MacLight: Multi-scene Aggregation Convolutional Learning for Traffic Signal Control
Sunbowen Lee, Hongqin Lyu, Yicheng Gong, Yingying Sun, Chao Deng
TL;DR
MacLight introduces a CNN-based variational autoencoder to obtain a compact global state embedding and couples it with local intersection features within a PPO framework, enabling fast and robust traffic signal control. The method avoids graph-based parallelization bottlenecks by using a multi-scene aggregation matrix and dynamic SUMO-generated traffic scenarios, including emergency road events. Empirical results across Normal, Peak, and Block traffic conditions demonstrate improved stability and time efficiency relative to several baselines, with on-policy training achieving substantial speedups.

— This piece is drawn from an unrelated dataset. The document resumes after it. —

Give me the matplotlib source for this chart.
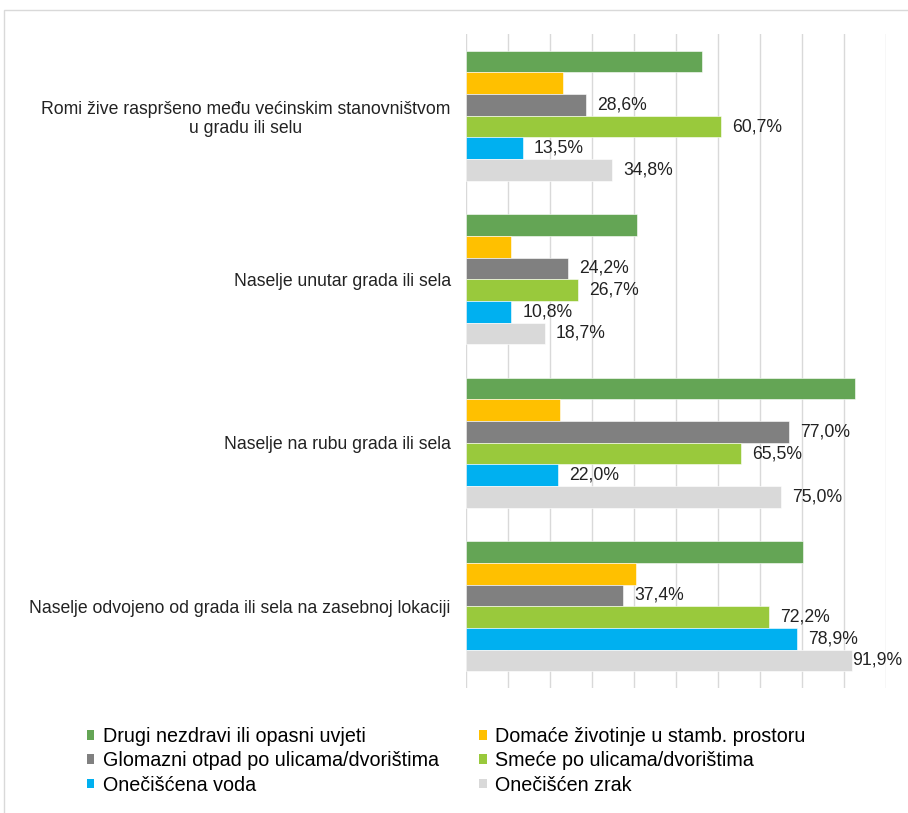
import matplotlib
matplotlib.use("Agg")
import matplotlib.pyplot as plt
from matplotlib.patches import Patch, Rectangle
import numpy as np

plt.rcParams['font.family'] = ['Liberation Sans', 'DejaVu Sans']

categories = [
    "Romi žive raspršeno među većinskim stanovništvom\nu gradu ili selu",
    "Naselje unutar grada ili sela",
    "Naselje na rubu grada ili sela",
    "Naselje odvojeno od grada ili sela na zasebnoj lokaciji",
]
series_names = [
    "Drugi nezdravi ili opasni uvjeti",
    "Domaće životinje u stamb. prostoru",
    "Glomazni otpad po ulicama/dvorištima",
    "Smeće po ulicama/dvorištima",
    "Onečišćena voda",
    "Onečišćen zrak",
]
drugi = [56.1, 40.6, 92.6, 80.3]
domace = [23.0, 10.8, 22.4, 40.4]
glomazni = [28.6, 24.2, 77.0, 37.4]
smece = [60.7, 26.7, 65.5, 72.2]
voda = [13.5, 10.8, 22.0, 78.9]
zrak = [34.8, 18.7, 75.0, 91.9]
values = [drugi, domace, glomazni, smece, voda, zrak]
show_labels = [False, False, True, True, True, True]
colors = ["#64A555", "#FFC000", "#808080", "#99C93C", "#00B0F0", "#D9D9D9"]

W, H = 908, 813
fig = plt.figure(figsize=(W / 100, H / 100), dpi=100)
ax = fig.add_axes([466 / W, 1 - 688 / H, 420 / W, 654 / H])

fs = 12.7
n = len(series_names)
h = 0.1327
y = np.arange(len(categories))
for i, (vals, col, name) in enumerate(zip(values, colors, series_names)):
    pos = y + (i - (n - 1) / 2) * h
    ax.barh(pos, vals, height=h, color=col, edgecolor='white', linewidth=0.4, label=name, zorder=3)
    if show_labels[i]:
        for p, v in zip(pos, vals):
            off = 0 if v > 90 else 8
            ax.annotate(f"{v:.1f}%".replace('.', ','), xy=(v, p), xytext=(off, 0),
                        textcoords='offset points', ha='left', va='center',
                        fontsize=fs, color='#222222', annotation_clip=False, zorder=4)

ax.set_xlim(0, 100)
ax.set_ylim(len(categories) - 0.5, -0.5)
ax.set_xticks(np.arange(0, 101, 10))
ax.xaxis.set_ticklabels([])
ax.tick_params(axis='x', length=0)
ax.grid(axis='x', color='#D9D9D9', linewidth=1.0, zorder=0)
ax.set_yticks(y)
ax.set_yticklabels(categories, fontsize=fs, color='#222222', multialignment='center')
ax.tick_params(axis='y', length=0, pad=11)
for s in ax.spines.values():
    s.set_visible(False)

# outer chart frame (cut off at right/bottom)
fig.patches.append(Rectangle((4 / W, -0.05), 1.1, 1 - 10 / H + 0.05, transform=fig.transFigure,
                             fill=False, edgecolor='#D9D9D9', linewidth=1.0))

handles = [Patch(facecolor=c, edgecolor='none') for c in colors]
order = [0, 2, 4, 1, 3, 5]  # row-major layout in a 2-column legend
fig.legend([handles[k] for k in order], [series_names[k] for k in order],
           loc='upper left', ncol=2, frameon=False,
           bbox_to_anchor=(87 / W, 1 - 727 / H), borderpad=0, borderaxespad=0,
           fontsize=14.2, handlelength=0.38, handleheight=0.38, handletextpad=0.42,
           labelspacing=0.27, columnspacing=2.05)

fig.savefig("out.png", dpi=100)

The work offers a practical, scalable approach for real-time TSC and provides a flexible dynamic testing environment to evaluate policy robustness in evolving traffic conditions.
Abstract
Reinforcement learning methods have proposed promising traffic signal control policy that can be trained on large road networks. Current SOTA methods model road networks as topological graph structures, incorporate graph attention into deep Q-learning, and merge local and global embeddings to improve policy. However, graph-based methods are difficult to parallelize, resulting in huge time overhead. Moreover, none of the current peer studies have deployed dynamic traffic systems for experiments, which is far from the actual situation. In this context, we propose Multi-Scene Aggregation Convolutional Learning for traffic signal control (MacLight), which offers faster training speeds and more stable performance. Our approach consists of two main components. The first is the global representation, where we utilize variational autoencoders to compactly compress and extract the global representation. The second component employs the proximal policy optimization algorithm as the backbone, allowing value evaluation to consider both local features and global embedding representations. This backbone model significantly reduces time overhead and ensures stability in policy updates. We validated our method across multiple traffic scenarios under both static and dynamic traffic systems. Experimental results demonstrate that, compared to general and domian SOTA methods, our approach achieves superior stability, optimized convergence levels and the highest time efficiency. The code is under https://github.com/Aegis1863/MacLight.